All three tiers produce a trip worth taking. The value tier golfer playing Papago and the O'odham Course is having a legitimate Scottsdale experience. The luxury tier golfer at TPC Stadium and Troon North is having a different version of the same experience. The quality floor in Scottsdale is higher than at most golf destinations, which means the budget decision affects the context of the trip more than the quality of the golf.
Local Knowledge
Tee times book earliest at the highest-demand courses during peak weekends in January through March. Advance booking of two to four weeks is standard for TPC Stadium, Troon North, and We-Ko-Pa during this window. Midweek tee times are substantially easier to secure and occasionally cheaper through dynamic pricing at courses that use that model.
The sun is the consistent environmental factor. Sunscreen, a hat, and water are not optional equipment from October through April and are critical from May through September. The dry desert air dehydrates faster than humid climates, and golfers who are not deliberate about water intake will feel the effects by the back nine.
Tipping at resort courses follows the standard: $5 to $10 for the bag drop attendant, $2 to $5 for the beverage cart. Caddies, where available, follow standard caddie tipping guidelines. The Scottsdale golf culture is relaxed in dress code but not in pace of play; four-hour rounds are the expected standard at most daily-fee courses, and marshals enforce the pace at the busier facilities.

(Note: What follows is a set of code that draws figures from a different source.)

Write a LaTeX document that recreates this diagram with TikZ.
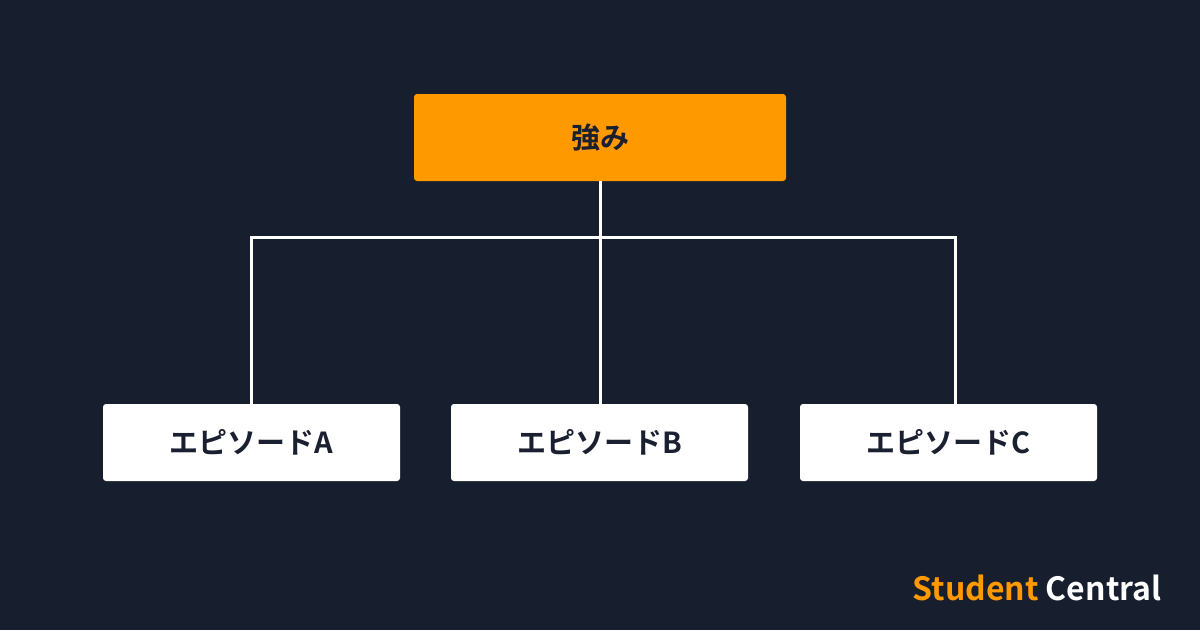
\documentclass[tikz,border=0pt]{standalone}
\usepackage{fontspec}
\setmainfont{Noto Sans CJK JP}[BoldFont={* Bold}]
\definecolor{navy}{HTML}{171E2E}
\definecolor{amber}{HTML}{FF9900}
\definecolor{ink}{HTML}{1A2030}
\tikzset{
  topbox/.style={fill=amber, rounded corners=3pt, minimum width=372pt, minimum height=87pt, inner sep=0pt},
  epbox/.style={fill=white, rounded corners=3pt, minimum width=297pt, minimum height=77pt, inner sep=0pt},
  label/.style={text=ink, font=\fontsize{29}{35}\selectfont\bfseries},
  wire/.style={white, line width=3pt}
}
\begin{document}
\begin{tikzpicture}[x=1pt,y=-1pt]
        % Background
        \fill[navy] (0,0) rectangle (1200,630);
        % Top box
        \node[topbox,label] (strength) at (600,137.5) {強み};
        % Episode boxes
        \node[epbox,label] (epA) at (251.5,442.5) {エピソードA};
        \node[epbox,label] (epB) at (599.5,442.5) {エピソードB};
        \node[epbox,label] (epC) at (948.5,442.5) {エピソードC};
        % Connectors
        \draw[wire] (strength.south) -- (epB.north -| strength.south);
        \draw[wire] (epA.north -| 251,0) -- (251,237.5) -- (955,237.5) -- (epC.north -| 955,0);
        % Footer
        \node[anchor=east, font=\fontsize{32}{36}\selectfont\bfseries] (brand) at (1165,588)
          {\textcolor{amber}{Student} \textcolor{white}{Central}};
    \end{tikzpicture}
\end{document}
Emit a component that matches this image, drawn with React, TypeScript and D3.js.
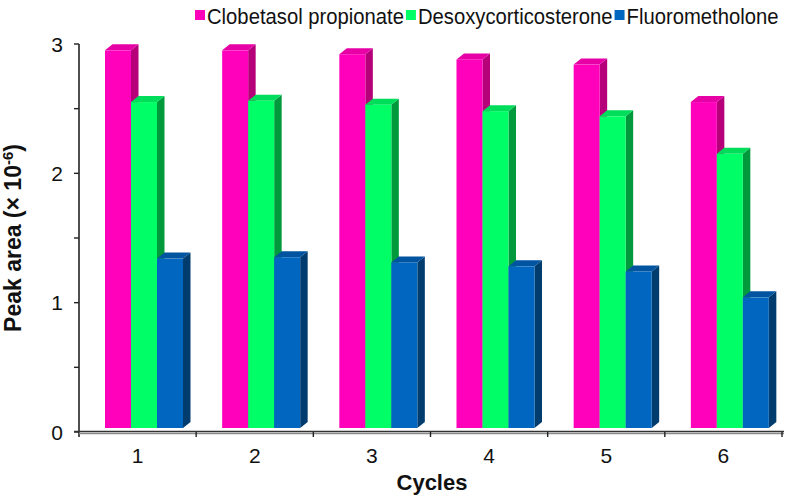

For first-time visitors, the most common planning mistake is underestimating the distances. The corridor stretches 30 miles from the southern courses to the northern courses, and a round at Quintero or Ak-Chin Southern Dunes adds another 40 minutes of driving in each direction. Building 45 minutes of buffer between the end of one activity and the start of another prevents the trip from becoming a logistics exercise. Scottsdale works best when the pace is unhurried, and the desert light, when viewed from a car window rather than through a rearview mirror, is part of the experience rather than a backdrop to a schedule.